## Required task
How does the data below read from its first line through the line containing "const vseHigh = [55.2, 62.0, 69.0, 73.5, 77.3];"? Print those lines exactly.

■ ■ ■ ■ ■ ■ ■

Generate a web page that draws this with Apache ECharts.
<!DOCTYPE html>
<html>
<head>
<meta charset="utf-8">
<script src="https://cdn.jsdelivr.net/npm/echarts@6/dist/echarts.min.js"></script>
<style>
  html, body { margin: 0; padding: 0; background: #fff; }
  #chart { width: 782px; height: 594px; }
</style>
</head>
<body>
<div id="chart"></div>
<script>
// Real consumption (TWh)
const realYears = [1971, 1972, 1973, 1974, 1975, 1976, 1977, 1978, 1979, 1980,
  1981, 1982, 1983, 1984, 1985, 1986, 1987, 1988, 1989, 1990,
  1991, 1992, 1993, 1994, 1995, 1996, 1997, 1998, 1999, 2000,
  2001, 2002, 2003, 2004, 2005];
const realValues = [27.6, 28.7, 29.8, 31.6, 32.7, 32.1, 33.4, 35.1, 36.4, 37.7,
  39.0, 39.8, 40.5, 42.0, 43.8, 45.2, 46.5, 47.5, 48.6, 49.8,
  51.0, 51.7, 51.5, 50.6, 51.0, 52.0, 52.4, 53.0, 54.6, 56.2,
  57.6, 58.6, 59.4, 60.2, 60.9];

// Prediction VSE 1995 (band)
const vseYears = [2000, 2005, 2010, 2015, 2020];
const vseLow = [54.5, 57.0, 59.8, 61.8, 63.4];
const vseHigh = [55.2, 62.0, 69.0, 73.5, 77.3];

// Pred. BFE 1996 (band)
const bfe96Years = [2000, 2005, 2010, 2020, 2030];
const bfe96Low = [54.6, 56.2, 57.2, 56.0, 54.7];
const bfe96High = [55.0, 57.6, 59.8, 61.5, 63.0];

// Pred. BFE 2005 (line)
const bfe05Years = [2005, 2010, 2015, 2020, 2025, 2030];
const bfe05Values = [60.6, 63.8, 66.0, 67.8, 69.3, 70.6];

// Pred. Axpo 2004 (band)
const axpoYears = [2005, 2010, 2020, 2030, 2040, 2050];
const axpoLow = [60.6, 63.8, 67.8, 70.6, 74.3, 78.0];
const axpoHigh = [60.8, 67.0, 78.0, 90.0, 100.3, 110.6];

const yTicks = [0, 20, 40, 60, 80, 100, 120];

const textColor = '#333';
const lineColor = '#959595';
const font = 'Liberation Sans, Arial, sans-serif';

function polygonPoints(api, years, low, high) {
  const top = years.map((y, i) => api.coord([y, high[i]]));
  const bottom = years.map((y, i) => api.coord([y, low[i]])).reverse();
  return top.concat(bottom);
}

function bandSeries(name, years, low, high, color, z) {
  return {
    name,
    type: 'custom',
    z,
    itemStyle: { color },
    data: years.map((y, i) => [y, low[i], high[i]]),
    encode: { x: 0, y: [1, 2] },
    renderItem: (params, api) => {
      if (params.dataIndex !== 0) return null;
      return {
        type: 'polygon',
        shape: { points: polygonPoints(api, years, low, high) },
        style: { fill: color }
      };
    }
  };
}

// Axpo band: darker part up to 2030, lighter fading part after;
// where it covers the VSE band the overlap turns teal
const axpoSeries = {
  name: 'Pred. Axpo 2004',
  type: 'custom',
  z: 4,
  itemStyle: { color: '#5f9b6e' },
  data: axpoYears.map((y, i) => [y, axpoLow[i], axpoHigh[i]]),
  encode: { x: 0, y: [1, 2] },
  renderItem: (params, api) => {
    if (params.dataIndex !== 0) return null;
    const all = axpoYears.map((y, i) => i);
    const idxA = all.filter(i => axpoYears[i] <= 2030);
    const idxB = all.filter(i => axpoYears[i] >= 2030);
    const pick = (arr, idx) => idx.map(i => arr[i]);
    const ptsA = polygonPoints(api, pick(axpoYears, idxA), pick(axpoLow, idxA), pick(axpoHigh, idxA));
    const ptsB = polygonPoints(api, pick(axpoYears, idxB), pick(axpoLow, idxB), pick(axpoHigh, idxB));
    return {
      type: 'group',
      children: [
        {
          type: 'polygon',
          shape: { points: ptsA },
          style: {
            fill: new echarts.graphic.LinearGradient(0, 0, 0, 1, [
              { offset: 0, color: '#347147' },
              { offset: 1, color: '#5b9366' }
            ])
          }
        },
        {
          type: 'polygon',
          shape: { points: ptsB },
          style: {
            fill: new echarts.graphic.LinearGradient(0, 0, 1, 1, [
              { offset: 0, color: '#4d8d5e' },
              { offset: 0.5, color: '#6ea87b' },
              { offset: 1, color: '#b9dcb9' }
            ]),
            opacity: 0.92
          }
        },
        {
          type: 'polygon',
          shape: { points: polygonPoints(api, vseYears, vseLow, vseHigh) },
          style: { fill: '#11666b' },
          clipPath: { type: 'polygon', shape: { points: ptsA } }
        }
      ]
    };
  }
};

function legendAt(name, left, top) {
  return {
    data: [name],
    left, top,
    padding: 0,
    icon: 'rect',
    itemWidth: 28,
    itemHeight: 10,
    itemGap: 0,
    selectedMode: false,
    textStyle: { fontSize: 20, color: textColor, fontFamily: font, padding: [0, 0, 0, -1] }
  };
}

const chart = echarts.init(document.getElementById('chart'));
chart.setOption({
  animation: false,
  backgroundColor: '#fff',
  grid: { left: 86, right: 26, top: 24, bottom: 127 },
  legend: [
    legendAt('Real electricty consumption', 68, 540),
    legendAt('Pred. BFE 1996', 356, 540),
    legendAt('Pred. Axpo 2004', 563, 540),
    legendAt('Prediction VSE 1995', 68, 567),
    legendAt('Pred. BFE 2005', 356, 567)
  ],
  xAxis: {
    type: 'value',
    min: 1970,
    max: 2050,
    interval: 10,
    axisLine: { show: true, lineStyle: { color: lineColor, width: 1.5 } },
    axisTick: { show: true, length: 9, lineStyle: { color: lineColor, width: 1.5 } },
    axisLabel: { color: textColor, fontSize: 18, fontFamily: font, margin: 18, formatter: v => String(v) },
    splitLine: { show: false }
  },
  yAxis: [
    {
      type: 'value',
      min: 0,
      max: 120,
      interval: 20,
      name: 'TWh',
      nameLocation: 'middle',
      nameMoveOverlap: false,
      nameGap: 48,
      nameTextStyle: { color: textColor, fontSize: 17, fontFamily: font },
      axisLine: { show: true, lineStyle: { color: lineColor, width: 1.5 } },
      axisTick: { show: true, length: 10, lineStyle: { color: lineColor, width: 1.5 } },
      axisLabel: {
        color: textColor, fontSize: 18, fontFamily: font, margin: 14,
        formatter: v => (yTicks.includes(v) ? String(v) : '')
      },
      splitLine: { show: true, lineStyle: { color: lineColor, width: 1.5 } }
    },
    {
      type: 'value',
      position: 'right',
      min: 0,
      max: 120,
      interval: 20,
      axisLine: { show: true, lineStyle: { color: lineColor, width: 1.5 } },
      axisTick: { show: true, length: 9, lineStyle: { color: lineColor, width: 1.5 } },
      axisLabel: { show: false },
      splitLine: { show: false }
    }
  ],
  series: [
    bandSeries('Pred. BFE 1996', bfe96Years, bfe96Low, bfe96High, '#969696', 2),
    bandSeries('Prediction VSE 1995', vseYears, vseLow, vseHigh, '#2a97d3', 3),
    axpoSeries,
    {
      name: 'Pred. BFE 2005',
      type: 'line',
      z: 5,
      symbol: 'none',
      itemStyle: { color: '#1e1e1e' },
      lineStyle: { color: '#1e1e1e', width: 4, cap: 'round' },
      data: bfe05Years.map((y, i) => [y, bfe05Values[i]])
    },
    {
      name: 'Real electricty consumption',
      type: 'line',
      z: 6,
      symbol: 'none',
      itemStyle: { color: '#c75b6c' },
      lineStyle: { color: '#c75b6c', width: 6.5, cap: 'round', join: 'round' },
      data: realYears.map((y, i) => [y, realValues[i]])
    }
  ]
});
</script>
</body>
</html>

■ ■ ■ ■ ■ ■ ■

## Output below
Generate a web page that draws this with Apache ECharts.
<!DOCTYPE html>
<html>
<head>
<meta charset="utf-8">
<script src="https://cdn.jsdelivr.net/npm/echarts@6/dist/echarts.min.js"></script>
<style>
  html, body { margin: 0; padding: 0; background: #fff; }
  #chart { width: 782px; height: 594px; }
</style>
</head>
<body>
<div id="chart"></div>
<script>
// Real consumption (TWh)
const realYears = [1971, 1972, 1973, 1974, 1975, 1976, 1977, 1978, 1979, 1980,
  1981, 1982, 1983, 1984, 1985, 1986, 1987, 1988, 1989, 1990,
  1991, 1992, 1993, 1994, 1995, 1996, 1997, 1998, 1999, 2000,
  2001, 2002, 2003, 2004, 2005];
const realValues = [27.6, 28.7, 29.8, 31.6, 32.7, 32.1, 33.4, 35.1, 36.4, 37.7,
  39.0, 39.8, 40.5, 42.0, 43.8, 45.2, 46.5, 47.5, 48.6, 49.8,
  51.0, 51.7, 51.5, 50.6, 51.0, 52.0, 52.4, 53.0, 54.6, 56.2,
  57.6, 58.6, 59.4, 60.2, 60.9];

// Prediction VSE 1995 (band)
const vseYears = [2000, 2005, 2010, 2015, 2020];
const vseLow = [54.5, 57.0, 59.8, 61.8, 63.4];
const vseHigh = [55.2, 62.0, 69.0, 73.5, 77.3];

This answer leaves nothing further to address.